Johnston: October Sky is my favorite of my films. For one, it was very personal. It was $23 million at the time. We were under the radar. Universal left us alone. More than any other experience that I’ve ever had, I got to make the film that I wanted to make. I loved the process, because it was a group of people I knew. They were all friends that I had worked with before. I went to Tennessee and hired local actors, and almost in a bubble, we made this film and everybody had a great time. There was no pressure except for a couple of days of rain. Homer Hickam was there. There’s not one reason why it was my favorite film. It’s all the things that make these giant movies hard to make. We had every type of weather you could possibly imagine, sometimes all in the same day. We would go start another scene if it rained. After about two weeks, we had started all of these scenes. In that way, it was very efficient. Jake Gyllenhaal had his first starring role, and he did a fantastic job. The cast was great – there were no ego problems. It was almost like a family going out and doing what they love doing the most. I wanted to do that film that didn’t rely on visual effects to help tell the story. They were well-drawn characters. The script was very spare. Everything just sort of came together. We were working towards the same goal.

BTL: As in The Wolfman, didn’t you come onto your first film as a replacement director?

Johnston: Stuart Gordon started Honey, I Shrunk the Kids. They parted ways for mutual reasons. That was two weeks from the start of production. They had a lot more problems in pre-production, and they gave me another eight weeks. It cost $18 million and made $136 domestic. The effects were achieved with stop-motion. I’ve known Phil Tippett since 1975 when he came in to do the chess game in Star Wars with Jon Berg. It was a different working relationship, but we had a lot fun doing it. At the time, there was no CG.

BTL: What aspect of being the Industrial Light and Magic art director informed your career as a film director?

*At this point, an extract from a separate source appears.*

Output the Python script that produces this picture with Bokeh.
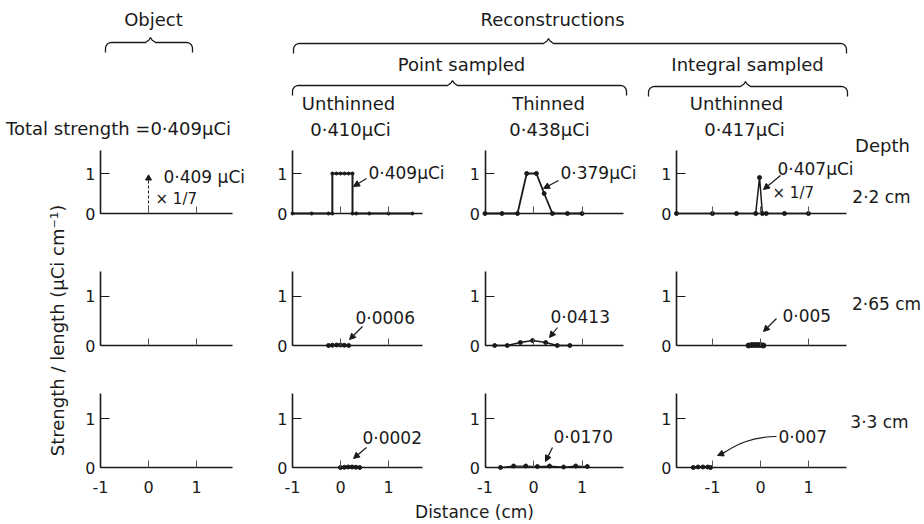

Johnston: I was the storyboard guy on all three Star Wars films with help from my guys in the art department. It was being able to go into the cutting room with George Lucas to do storyboards to alter these sequences. We’d need a new board for this moment. I’d ask why, and he’d explain it. He was not only generous with his knowledge. It was like being in an intense one-on-one film school. That was more responsible for me getting into directing. He started letting me direct second unit in the mid ’80s. Then I went to USC for a year. It was the input with George in the cutting room that inspired me to want to be a director.

BTL: What were your proudest moments from your time at ILM?

Johnston: Even though I was art director, what we were mostly doing was designing spaceships, with some environments, costumes and creatures. George would come to us and say, we need a vehicle that transports the Imperial troopers from their landing site to the rebel base. We would do drawings. George had three rubber stamps – wonderful, Ok and not OK. We came up with the snow walker. That is my favorite of all the designs that I did. On Star Wars it was me and Ralph McQuarrie at home doing illustrations. The X-Wing, Y-Wing and Millennium Falcon were my design. Empire was my most rewarding. The snow walkers were from a brochure by Syd Mead for US Steel of these walking trucks going through the snow – we turned them into walking tanks.

BTL: What most would you like audiences to take away from The Wolfman?

Johnston: I want them to recognize that it’s a modern retelling of the classic Universal horror film – an updating. The story is nothing like the original. We just kept the names of the original characters. I want them to be pleasantly surprised. It’s a love story and a story about relationships set in the midst of these horrible things that happen. It’s a story between a father and son and a man and a woman. It’s very scary and will hopefully launch a lot of popcorn through the air. Ultimately, I want people to be entertained. You can be anything in this business that you want, except boring.